In our ward and Stake, a challenge was given out to read the Book of Mormon. For the ward, we did it for our Latter Day Pioneer Challenge and the Stake challenged us to read the entire book by Stake Conference in August. I finished reading the Book of Mormon for these challenges yesterday and went back and forth on whether or not I would say anything about it. On the Con side, I am exposing myself for criticism, mockery and/or a few people rolling their eyes on my spiritual posts. On the Pro side, I always post my review for any of the books that I read. This was a HUGE goal of mine that I wanted to do it specifically with the Young Women. I am a huge believer in leading by example. I also know that a few YW read my blog and I am trying to teach them to never let anyone or anything hold you back on bearing your testimony and feelings of the church. I also remember reading in the July Ensign that Russell M Ballard encouraged us to talk about the church, the Book of Mormon and our testimonies on our blogs so the world can see the positive and as "accurate" as I can recall principles of the church. So, now that I have layed everything out on that, here we go on my review:
I love reading the Book of Mormon. I love the stories and the principles of this book that all center around the Savior, Jesus Christ. I love that there are very simplistic concepts and also very complex concepts that I have to study out and think about. I know that the Book of Mormon is true. I believe in it and I want to live my life according to my beliefs. I found this quote that was attributed to Joan of Arc is as follows: ” Every woman gives her life for what she believes. Sometimes people believe in little or nothing, nevertheless they give up their lives to that little or nothing. One life is all we have, and we live it as we believe in living it, and then it’s gone. But to surrender what you are, and live without belief–that’s more terrible than dying–more terrible than dying young.” [Maxwell Anderson, Joan of Lorraine, act 2]

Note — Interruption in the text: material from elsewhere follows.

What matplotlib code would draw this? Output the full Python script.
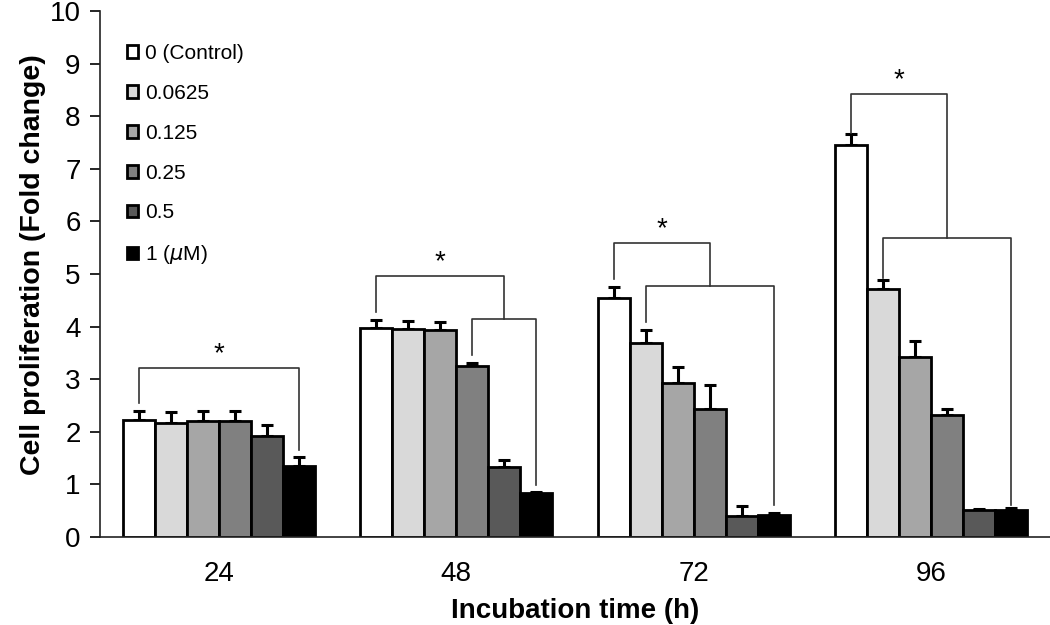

My belief and understanding of the Creation, the fall and the Atonement of the Savior has given me a very clear knowledge as to why I am here, where I am going and what I am here to do with this life. I want a life full of love, humility, service, forgiveness, charity, prayer and most importantly, my family.
I have been a member of the Church of Jesus Christ of Latter Day Saints my entire life. I can honestly say that my "change of heart" happened about 18 months ago. I have often shared that my conversion was like the story of the blind man in the New Testament. In John 9, it talks about Jesus made clay and annointed a blind man's eyes and told him to wash his eyes in the pool of Siloam and he received sight. He had been blind his entire life! The Phariseees become very upset because the miracle was performed on a Sunday and by a man that they wanted to prove as a sinner. They interviewed his parents and people that knew the blind man and asked them how this possibly could have happened? Finally they ask the blind man himself.
They started asking him where Jesus is and he answers him "I know not; one thing I know, that, whereas, I was blind, now I see." I don't know why this one line hits me so hard but I know that it hits me at a core level. I think for myself, when people ask me how I know the church is true, or how do I know that the Book of Mormon is true, or why do I live me life in my church bubble, I always think back to the blind man. I know because before for my most of my life, I was spiritually blind, and now I see. I see the hand in God in every creation, moment and action. I can feel the difference in when the spirit is with me and when the spirit withdraws. I do not have literal proof of the Savior other than my own personal eyes have been opened and that was all I needed to remember Him and who I am.
Reading the Book of Mormon is life changing. I have found answers to my prayers, comfort and peace when I read it. If you have not read the Book of Mormon recently, I highly suggest it. I know that reading the Book of Mormon was part of my personal miracle of being able to see. It is interesting that after the blind man could not provide proof of where the Savior was and after he bore his testimony on Jesus being "If this man were not of God, he could do nothing" and then was cast out, he had a visitation from the Savior. He then tells the Lord "I believe" and he worshippled him. How awesome would it be to have a strong testimony to never deny the things that we have "seen" and read in the Book of Mormon and then one day be able to see the Savior himself and fall at his feet to worship him and rejoice "I belive!"